Pendant l’hiver qui suivit, la Section du Locle vit s’accroître le nombre de ses membres : environ soixante-dix adhérents nouveaux, presque tous ouvriers, se firent inscrire[2]. Son premier acte public fut une protestation contre la guerre, au moment où la question du Luxembourg semblait devoir mettre aux prises la France et la Prusse (avril 1867). Je me souviens que, dans la séance où cette protestation fut votée, on se demanda s’il vaudrait mieux chercher à grouper les Sections de toute la Suisse, en vue d’une manifestation collective, ou s’il était préférable que la Section du Locle allât de l’avant toute seule ; Bise émit l’avis qu’un feu de file de protestations locales, éclatant les unes après les autres, ferait plus d’effet qu’une protestation collective unique; et nous nous rangeâmes à cette opinion. En conséquence, je rédigeai un projet qui fut adopté et envoyé aux journaux. Notre protestation parut d’abord dans la Feuille d’avis des Montagnes, journal local. La voici :


Aux ouvriers de toute l’Europe.

Au moment où les souverains s’apprêtent à déchaîner de nouveau sur l’Europe les horreurs de la guerre, la Section du Locle de l’Association internationale des travailleurs se sent pressée de joindre sa protestation à celle des ouvriers de Paris et de Berlin, et elle engage ses sœurs de toute la Suisse à s’unir à elle pour flétrir une lutte qui ne pourrait être que fatale au travail et à la liberté.

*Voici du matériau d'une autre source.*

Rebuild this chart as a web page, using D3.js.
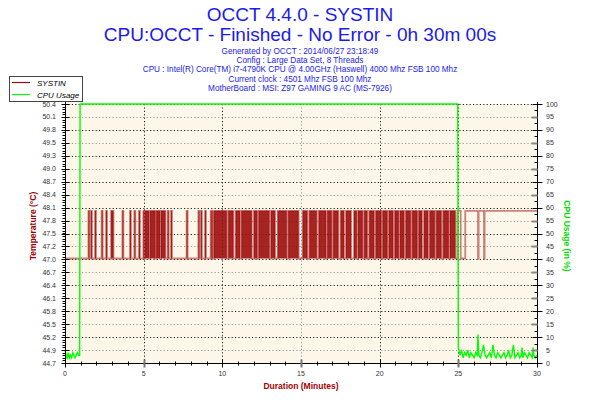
<!DOCTYPE html>
<html>
<head>
<meta charset="utf-8">
<script src="https://cdn.jsdelivr.net/npm/d3@7"></script>
<style>
  body { margin: 0; background: #fff; }
  svg { display: block; }
</style>
</head>
<body>
<div id="chart"></div>
<script>
// OCCT 4.4.0 SYSTIN graph: values

const titleLines = ["OCCT 4.4.0 - SYSTIN", "CPU:OCCT - Finished - No Error - 0h 30m 00s"];
const infoLines = [
    "Generated by OCCT : 2014/06/27 23:18:49",
    "Config : Large Data Set, 8 Threads",
    "CPU : Intel(R) Core(TM) i7-4790K CPU @ 4.00GHz (Haswell) 4000 Mhz FSB 100 Mhz",
    "Current clock : 4501 Mhz FSB 100 Mhz",
    "MotherBoard : MSI: Z97 GAMING 9 AC (MS-7926)"
];

const tempDomain = [44.7, 50.4];
const tempLabels = ["44.7", "44.9", "45.2", "45.5", "45.8", "46.1", "46.4", "46.7", "47.0", "47.2",
    "47.5", "47.8", "48.1", "48.4", "48.7", "49.0", "49.3", "49.5", "49.8", "50.1", "50.4"];
const cpuLabels = [0, 5, 10, 15, 20, 25, 30, 35, 40, 45, 50, 55, 60, 65, 70, 75, 80, 85, 90, 95, 100];
const minuteLabels = [0, 5, 10, 15, 20, 25, 30];

// SYSTIN toggles between two readings
const tempLow = 47.0;
const tempHigh = 48.05;
// spans (minutes) where the reading flickered up to the high value
const tempFlickerSpans = [
    [1.49, 1.55], [1.65, 1.71], [1.91, 1.97], [2.33, 2.39], [2.61, 2.67], [2.93, 3.08],
    [3.65, 3.71], [4.13, 4.19], [4.41, 4.47], [4.70, 4.76], [4.98, 5.03],
    [5.07, 5.35], [5.40, 5.75], [5.80, 6.05], [6.10, 6.38],
    [6.53, 6.59], [6.74, 6.80], [7.73, 7.79], [8.48, 8.54], [8.64, 8.70], [8.90, 8.96],
    [9.26, 9.31], [9.33, 9.38],
    [9.45, 10.28], [10.38, 10.70], [10.85, 11.12], [11.21, 11.87], [12.01, 12.22],
    [12.31, 12.99], [13.09, 13.35], [13.52, 14.09], [14.19, 14.85], [15.11, 15.40],
    [15.53, 16.00], [16.13, 16.59], [16.67, 16.95], [17.05, 17.37], [17.52, 17.73],
    [17.86, 18.18], [18.37, 18.54], [18.62, 18.92], [19.02, 19.21], [19.34, 19.64],
    [19.75, 20.10], [20.19, 20.49], [20.59, 20.85], [20.96, 21.21], [21.29, 21.55],
    [21.66, 21.97], [22.07, 22.39], [22.48, 22.69], [22.82, 23.07], [23.18, 23.50],
    [23.60, 23.92], [24.04, 24.39], [24.47, 24.81]
];
// spans where it stayed on the high value after the load stopped
const tempSteadySpans = [[24.95, 25.15], [25.44, 26.25], [26.29, 26.63], [26.67, 30.00]];

// CPU usage in %, [minute, value]
const cpuIdleBefore = [[0, 5], [0.07, 3], [0.14, 2], [0.21, 4], [0.28, 2], [0.35, 3], [0.42, 2],
    [0.50, 4], [0.57, 3], [0.64, 2], [0.71, 3], [0.78, 4], [0.85, 3], [0.93, 3]];
const cpuLoad = [[0.96, 100], [24.96, 100]];
const cpuIdleAfter = [[25.0, 6], [25.1, 3], [25.2, 5], [25.3, 2], [25.4, 4], [25.5, 3], [25.6, 5],
    [25.7, 2], [25.8, 4], [25.9, 3], [26.0, 2], [26.1, 4], [26.2, 3], [26.25, 11], [26.3, 3],
    [26.4, 2], [26.5, 4], [26.6, 7], [26.7, 3], [26.8, 2], [26.9, 3], [27.0, 4], [27.1, 2],
    [27.2, 7], [27.3, 3], [27.4, 2], [27.5, 4], [27.6, 3], [27.7, 2], [27.8, 3], [27.9, 4],
    [28.0, 2], [28.1, 3], [28.2, 5], [28.3, 2], [28.4, 3], [28.5, 7], [28.6, 2], [28.7, 3],
    [28.8, 4], [28.9, 2], [29.0, 3], [29.05, 6], [29.1, 2], [29.2, 4], [29.3, 3], [29.4, 2],
    [29.5, 4], [29.6, 3], [29.7, 2], [29.75, 6], [29.8, 3], [29.9, 2], [30.0, 3]];

const width = 600;
const height = 400;
const RED = "#9c0c0c";
const GREEN = "#00ff00";
const BLUE = "#1a1aee";
const AXIS_RED = "#a00000";

const svg = d3
    .select("#chart")
    .append("svg")
    .attr("width", width)
    .attr("height", height)
    .style("font-family", "'Liberation Sans', Arial, sans-serif");

// Scales
const x = d3.scaleLinear().domain([0, 30]).range([65, 537]);
const yT = d3.scaleLinear().domain(tempDomain).range([363, 104]);
const yC = d3.scaleLinear().domain([0, 100]).range([363, 104]);
const tempStep = (tempDomain[1] - tempDomain[0]) / (tempLabels.length - 1);
const tempTicks = tempLabels.map((l, i) => tempDomain[0] + i * tempStep);

// Titles
svg.selectAll("text.title")
    .data(titleLines)
    .enter()
    .append("text")
    .attr("class", "title")
    .attr("x", 300)
    .attr("y", (d, i) => 21 + i * 20)
    .attr("text-anchor", "middle")
    .attr("font-size", 19)
    .attr("fill", BLUE)
    .text((d) => d);

svg.selectAll("text.info")
    .data(infoLines)
    .enter()
    .append("text")
    .attr("class", "info")
    .attr("x", 300)
    .attr("y", (d, i) => 54 + i * 9.2)
    .attr("text-anchor", "middle")
    .attr("font-size", 8.2)
    .attr("fill", BLUE)
    .text((d) => d);

// Plot background
svg.append("rect")
    .attr("x", x(0))
    .attr("y", yC(100))
    .attr("width", x(30) - x(0))
    .attr("height", yC(0) - yC(100))
    .attr("fill", "#fdf7e9");

// Grid
const grid = svg.append("g").attr("fill", "none").attr("stroke-dasharray", "1.2,2.2");
grid.selectAll("line.h")
    .data(cpuLabels.slice(1))
    .enter()
    .append("line")
    .attr("x1", x(0))
    .attr("x2", x(30))
    .attr("y1", (d) => Math.round(yC(d)) + 0.5)
    .attr("y2", (d) => Math.round(yC(d)) + 0.5)
    .attr("stroke", (d) => (d % 10 === 0 ? "#222" : "#999"));
grid.selectAll("line.v")
    .data(minuteLabels.slice(1, -1))
    .enter()
    .append("line")
    .attr("x1", (d) => Math.round(x(d)) + 0.5)
    .attr("x2", (d) => Math.round(x(d)) + 0.5)
    .attr("y1", yC(100))
    .attr("y2", yC(0))
    .attr("stroke", (d) => (d === 15 ? "#999" : "#222"));

// Temperature series, stepped
function stepPoints(spans) {
    const pts = [];
    spans.forEach(([a, b]) => {
        pts.push([a, tempLow], [a, tempHigh], [b, tempHigh]);
        if (b < 30) pts.push([b, tempLow]);
    });
    return pts;
}
const flickerPoints = stepPoints(tempFlickerSpans);
const tempPoints = [[0, tempLow]].concat(flickerPoints, stepPoints(tempSteadySpans));

// dense flicker reads as a solid band
svg.append("path")
    .datum([[0, tempLow]].concat(flickerPoints, [[30, tempLow]]))
    .attr("d", d3.area().x((d) => x(d[0])).y0(yT(tempLow)).y1((d) => yT(d[1])))
    .attr("fill", RED)
    .attr("fill-opacity", 0.9);
svg.append("path")
    .datum(tempPoints)
    .attr("d", d3.line().x((d) => x(d[0])).y((d) => yT(d[1])))
    .attr("fill", "none")
    .attr("stroke", RED)
    .attr("stroke-opacity", 0.5)
    .attr("stroke-width", 1.8);

// CPU series
const cpuPoints = cpuIdleBefore.concat(cpuLoad, cpuIdleAfter);
svg.append("path")
    .datum(cpuPoints)
    .attr("d", d3.line().x((d) => x(d[0])).y((d) => yC(d[1])))
    .attr("fill", "none")
    .attr("stroke", GREEN)
    .attr("stroke-width", 1.4);

// Axes
const axes = svg.append("g").attr("stroke", "#000").attr("stroke-width", 1);
const xL = Math.round(x(0)) + 0.5;
const xR = Math.round(x(30)) + 0.5;
const yB = Math.round(yC(0)) + 0.5;

axes.append("line").attr("x1", xL).attr("x2", xL).attr("y1", yC(100) - 2).attr("y2", yB + 3);
axes.append("line").attr("x1", xR).attr("x2", xR).attr("y1", yC(100) - 2).attr("y2", yB + 3);
axes.append("line").attr("x1", xL - 3).attr("x2", xR + 3).attr("y1", yB).attr("y2", yB);

// left axis ticks
const leftMinor = d3.range(0, (tempLabels.length - 1) * 5).map((i) => tempDomain[0] + (i * tempStep) / 5);
axes.selectAll("line.lminor")
    .data(leftMinor)
    .enter()
    .append("line")
    .attr("x1", xL - 3)
    .attr("x2", xL)
    .attr("y1", (d) => Math.round(yT(d)) + 0.5)
    .attr("y2", (d) => Math.round(yT(d)) + 0.5);
axes.selectAll("line.lmajor")
    .data(tempTicks)
    .enter()
    .append("line")
    .attr("x1", xL - 4)
    .attr("x2", xL + 4)
    .attr("y1", (d) => Math.round(yT(d)) + 0.5)
    .attr("y2", (d) => Math.round(yT(d)) + 0.5);
svg.selectAll("text.tl")
    .data(tempLabels)
    .enter()
    .append("text")
    .attr("class", "tl")
    .attr("x", 56)
    .attr("y", (d, i) => yT(tempTicks[i]) + 2.5)
    .attr("text-anchor", "end")
    .attr("font-size", 7)
    .attr("fill", "#333")
    .text((d) => d);

// right axis ticks
axes.selectAll("line.rminor")
    .data(d3.range(2.5, 100, 5))
    .enter()
    .append("line")
    .attr("x1", xR - 3)
    .attr("x2", xR)
    .attr("y1", (d) => Math.round(yC(d)) + 0.5)
    .attr("y2", (d) => Math.round(yC(d)) + 0.5);
axes.selectAll("line.rmajor")
    .data(cpuLabels)
    .enter()
    .append("line")
    .attr("x1", (d) => (d % 10 === 0 ? xR - 5 : xR - 6))
    .attr("x2", (d) => (d % 10 === 0 ? xR + 5 : xR))
    .attr("y1", (d) => Math.round(yC(d)) + 0.5)
    .attr("y2", (d) => Math.round(yC(d)) + 0.5)
    .attr("stroke", (d) => (d % 10 === 0 ? "#000" : "#888"))
    .attr("stroke-width", (d) => (d % 10 === 0 ? 1 : 2));
svg.selectAll("text.tr")
    .data(cpuLabels)
    .enter()
    .append("text")
    .attr("class", "tr")
    .attr("x", 546)
    .attr("y", (d) => yC(d) + 2.5)
    .attr("font-size", 7)
    .attr("fill", "#333")
    .text((d) => d);

// bottom axis ticks
axes.selectAll("line.bt")
    .data(d3.range(0, 31))
    .enter()
    .append("line")
    .attr("x1", (d) => Math.round(x(d)) + 0.5)
    .attr("x2", (d) => Math.round(x(d)) + 0.5)
    .attr("y1", (d) => (d % 5 === 0 ? yB - 4 : yB - 2))
    .attr("y2", (d) => (d % 5 === 0 ? yB + 4 : yB + 2))
    .attr("stroke", (d) => (d % 5 === 0 && d % 10 !== 0 ? "#777" : "#000"))
    .attr("stroke-width", (d) => (d % 5 === 0 && d % 10 !== 0 ? 2 : 1));
svg.selectAll("text.bl")
    .data(minuteLabels)
    .enter()
    .append("text")
    .attr("class", "bl")
    .attr("x", (d) => x(d))
    .attr("y", 376)
    .attr("text-anchor", "middle")
    .attr("font-size", 7)
    .attr("fill", "#333")
    .text((d) => d);

// Axis titles
svg.append("text")
    .attr("x", 301)
    .attr("y", 389)
    .attr("text-anchor", "middle")
    .attr("font-size", 8.5)
    .attr("font-weight", "bold")
    .attr("fill", AXIS_RED)
    .text("Duration (Minutes)");
svg.append("text")
    .attr("transform", "translate(36,226) rotate(-90)")
    .attr("text-anchor", "middle")
    .attr("font-size", 8.5)
    .attr("font-weight", "bold")
    .attr("fill", AXIS_RED)
    .text("Temperature (°C)");
svg.append("text")
    .attr("transform", "translate(564,236) rotate(90)")
    .attr("text-anchor", "middle")
    .attr("font-size", 8.5)
    .attr("font-weight", "bold")
    .attr("fill", "#00dd00")
    .text("CPU Usage (in %)");

// Legend
const legendItems = [
    { label: "SYSTIN", color: RED },
    { label: "CPU Usage", color: GREEN }
];
const legend = svg.append("g");
legend.append("rect")
    .attr("x", 9.5)
    .attr("y", 76.5)
    .attr("width", 73)
    .attr("height", 25)
    .attr("fill", "#fff")
    .attr("stroke", "#444");
const li = legend.selectAll("g.item")
    .data(legendItems)
    .enter()
    .append("g")
    .attr("transform", (d, i) => `translate(12,${82.5 + i * 12})`);
li.append("line")
    .attr("x1", 0)
    .attr("x2", 18)
    .attr("stroke", (d) => d.color)
    .attr("stroke-width", 1.2);
li.append("text")
    .attr("x", 25)
    .attr("y", 3)
    .attr("font-size", 8)
    .attr("font-style", "italic")
    .attr("fill", "#000")
    .text((d) => d.label);
</script>
</body>
</html>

En vain prétendrait-on justifier l’égorgement de milliers d’hommes en qualifiant de guerre nationale cette lutte insensée entre l’Allemagne et la France. On l’a dit déjà, et il faut le répéter sans cesse : Aujourd’hui, toute guerre entre les peuples européens n’est plus une guerre nationale, c’est une guerre civile.

En attendant le jour où l’Association internationale des travailleurs, lorsqu’elle aura recruté tous les hommes de cœur et de progrès, sera assez forte pour pouvoir dire à l’Europe : Il n’y aura plus de guerre, parce que nous ne le voulons pas et que nous sommes les plus nombreux : en attendant que ceux de nos frères qui n’ont pas encore compris la mission de notre Association aient les yeux

  1. In dem Report werde ich ihnen, unter der Hand, auf die Hände hanen.
  2. D’après le rapport présenté par le Conseil général au Congrès de Lausanne en 1867, la cotisation envoyée à Londres par la Section du Locle s’est élevée, pour l’année 1866-1867, à 17 sh. 10 d., soit 22 fr. 20, ce qui, à 30 centimes par membre, indique un chiffre de soixante-quatorze membres. La cotisation versée par la Section de la Chaux-de-Fonds a été de 21. sst. 4 sh. (182 membres) ; la Section romande de Genève a versé 4 L. st. (330 membres environ) ; la Section allemande de Genève, 1 l. st. 7 sh. 9 d. (112 membres environ). Ces quatre Sections sont les seules qui, en Suisse, aient payé cette année-là des cotisations à Londres.